SEM CANUDO Em seu voto, Gilmar Mendes comparou os jornalistas aos chefs de cozinha

A partir de agora, qualquer brasileiro pode trabalhar como jornalista. Na quarta-feira 17, o Supremo Tribunal Federal (STF) decidiu, por oito votos a um, que a obrigatoriedade do diploma para o exercício da profissão é inconstitucional. A corte entendeu que a atividade não exige conhecimento técnico específico que torne obrigatório o canudo. A decisão destrói a forma como a profissão foi organizada no Brasil nos últimos 40 anos – a exigência vigorava desde 1969, pelo decreto-lei 972. Na época, o governo militar pretendia inibir a liberdade de expressão, limitando o espaço nos veículos de comunicação àqueles que tivessem diploma específico.

O tempo passou e a exigência do diploma deixou de ser um limitador da liberdade de expressão. Em seu voto, no entanto, o relator do processo, ministro Gilmar Mendes, pontuou que "o jornalismo e a liberdade de expressão são atividades que estão imbricadas por sua própria natureza e não podem ser pensados e tratados de forma separada." Mendes ainda comparou o jornalista a um cozinheiro. "Um excelente chef de cozinha certamente poderá ser formado numa faculdade de culinária, o que não legitima o Estado a exigir que toda e qualquer refeição seja feita por um profissional registrado mediante diploma."

A decisão do STF abre espaço para que outras atividades também possam ter a necessidade legal de diploma revista. O próprio Gilmar Mendes compartilha desse princípio. Para ele, a Cons tituição é clara ao estabelecer que o Estado só pode regular profissões que exijam saber científico. Mas, para que a obrigatoriedade do canudo caia, é preciso um pedido formal à Justiça.

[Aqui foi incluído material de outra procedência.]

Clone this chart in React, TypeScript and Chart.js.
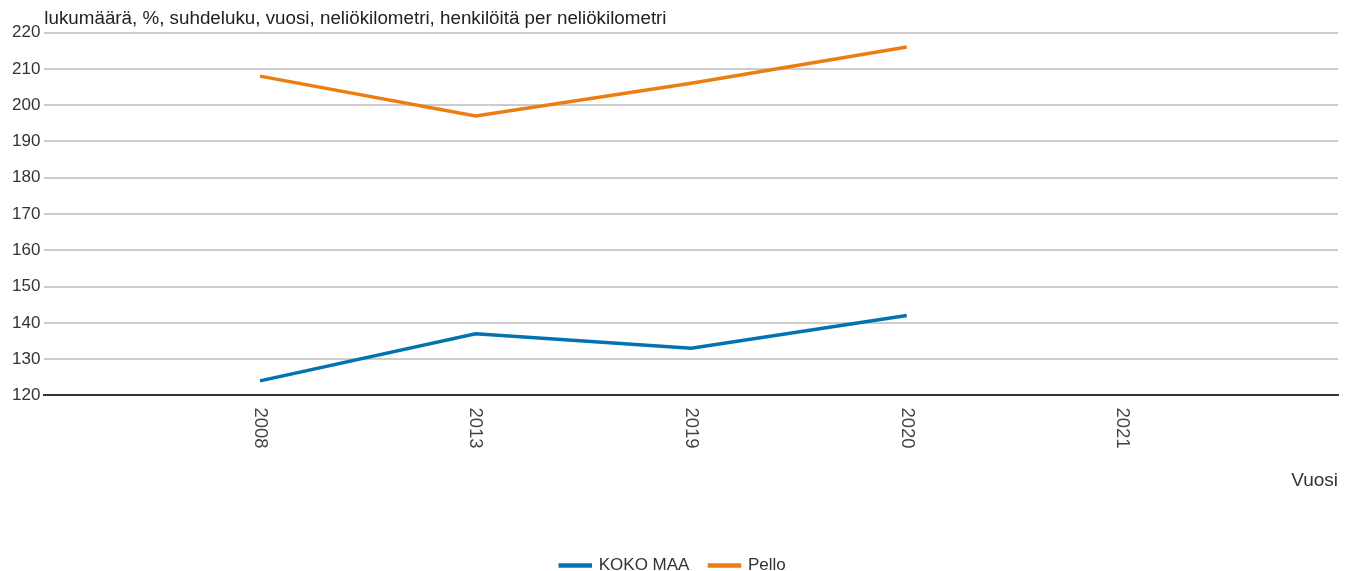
import React, { useEffect, useRef } from "react";
import { Chart, registerables } from "chart.js";

Chart.register(...registerables);

const years = ["2008", "2013", "2019", "2020", "2021"];
const kokoMaa = [124, 137, 133, 142, null];
const pello = [208, 197, 206, 216, null];
const yTicks = [120, 130, 140, 150, 160, 170, 180, 190, 200, 210, 220];

const FONT = "'Liberation Sans', Arial, sans-serif";
const TICK_SIZE = 17;
const X_TICK_SIZE = 18.5;

const downLabels = {
  id: "downLabels",
  afterDraw(chart: any) {
    const scale = chart.scales.x;
    const ctx = chart.ctx;
    ctx.save();
    ctx.fillStyle = "#444";
    ctx.font = `${X_TICK_SIZE}px ${FONT}`;
    ctx.textAlign = "left";
    ctx.textBaseline = "middle";
    years.forEach((label, i) => {
      const x = scale.getPixelForValue(i);
      ctx.save();
      ctx.translate(x, scale.top + 12);
      ctx.rotate(Math.PI / 2);
      ctx.fillText(label, 0, 0);
      ctx.restore();
    });
    ctx.restore();
  },
};

export default function App() {
  const ref = useRef<HTMLCanvasElement | null>(null);
  useEffect(() => {
    document.body.style.margin = "0";
    const ctx = ref.current!;
    const chart = new Chart(ctx, {
      type: "line",
      data: {
        datasets: [
          {
            label: "KOKO MAA",
            data: kokoMaa.map((v, i) => ({ x: i, y: v })) as any,
            borderColor: "#0073b0",
            backgroundColor: "#0073b0",
            borderWidth: 3.5,
            pointRadius: 0,
            tension: 0,
          },
          {
            label: "Pello",
            data: pello.map((v, i) => ({ x: i, y: v })) as any,
            borderColor: "#ee7d11",
            backgroundColor: "#ee7d11",
            borderWidth: 3.5,
            pointRadius: 0,
            tension: 0,
          },
        ],
      },
      plugins: [downLabels],
      options: {
        animation: false,
        responsive: false,
        maintainAspectRatio: false,
        layout: { padding: { left: 8, right: 13, top: 4, bottom: -13 } },
        plugins: {
          legend: {
            position: "bottom",
            labels: {
              boxWidth: 30,
              boxHeight: 1,
              color: "#333",
              font: { family: FONT, size: 17 },
              padding: 20,
            },
          },
          title: {
            display: true,
            text: "lukumäärä, %, suhdeluku, vuosi, neliökilometri, henkilöitä per neliökilometri",
            align: "start",
            fullSize: false,
            color: "#222",
            font: { family: FONT, size: 18.8, weight: "normal" },
            padding: { top: 4, bottom: 2 },
          },
          tooltip: { enabled: false },
        },
        scales: {
          x: {
            type: "linear",
            min: -1,
            max: years.length,
            afterBuildTicks: (axis: any) => {
              axis.ticks = years.map((_, i) => ({ value: i }));
            },
            ticks: {
              autoSkip: false,
              minRotation: 90,
              maxRotation: 90,
              color: "rgba(0,0,0,0)",
              font: { family: FONT, size: TICK_SIZE },
              padding: 6,
              callback: (v: any) => years[v as number] ?? "",
            },
            grid: { display: false, drawTicks: false },
            border: { display: true, color: "#333", width: 2 },
            title: {
              display: true,
              text: "Vuosi",
              align: "end",
              color: "#333",
              font: { family: FONT, size: 19 },
              padding: { top: 24, bottom: 45 },
            },
          },
          y: {
            min: 120,
            max: 220,
            afterBuildTicks: (axis: any) => {
              axis.ticks = yTicks.map((v) => ({ value: v }));
            },
            ticks: {
              color: "#333",
              font: { family: FONT, size: TICK_SIZE },
              padding: 4,
            },
            grid: { color: "#cccccc", lineWidth: 2, drawTicks: false },
            border: { display: false },
          },
        },
      },
    });
    return () => chart.destroy();
  }, []);
  return <canvas ref={ref} width={1351} height={571} style={{ display: "block" }} />;
}
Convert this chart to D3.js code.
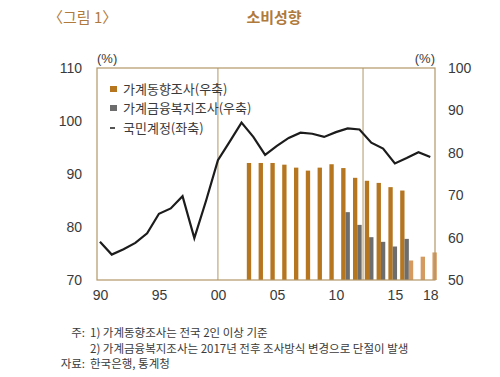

No caso dos jornalistas, foi o Sindicato das Empresas de Rádio e Televisão no Estado de São Paulo e o Ministério Público Federal que questionaram a obrigatoriedade. "A associação via isso como uma camisa de força", diz Daniel Slaviero, presidente da Associação Brasileira de Emissoras de Rádio e TV (Abert).

A não obrigatoriedade do diploma para jornalistas certamente trará reflexo negativo nas faculdades de comunicação, embora os responsáveis por esses cursos procurem minimizar o fato. "Não foi o diploma que caiu, e sim a obrigatoriedade dele", diz Carlos Costa, coordenador da Faculdade Cásper Líbero.

"A maioria dos países não exige o diploma e mesmo assim as faculdades de jornalismo crescem em todo o mundo", afirma José Marques de Mello, fundador da Escola de Comunicação e Artes da USP. Célio Campos, coordenador de jornalismo das Faculdades Integradas Hélio Afonso, no Rio de Janeiro, também não acredita em um recuo de alunos matriculados. "Para a carreira de publicitário não se exige diploma e mesmo assim há muita procura", afirma Campos. Apesar das constatações, fica difícil imaginar que um jovem que queira ser jornalista não procure outro curso superior, buscando uma formação humanística mais sólida.

Os órgãos representativos dos jornalistas ainda não digeriram a decisão do STF e pretendem trabalhar para buscar mecanismos de regulamentação da profissão. "A postura do STF é um duro golpe na qualidade da informação jornalística e na organização da categoria", diz Sergio Murillo de Andrade, presidente da Federação Nacional dos Jornalistas (Fenaj).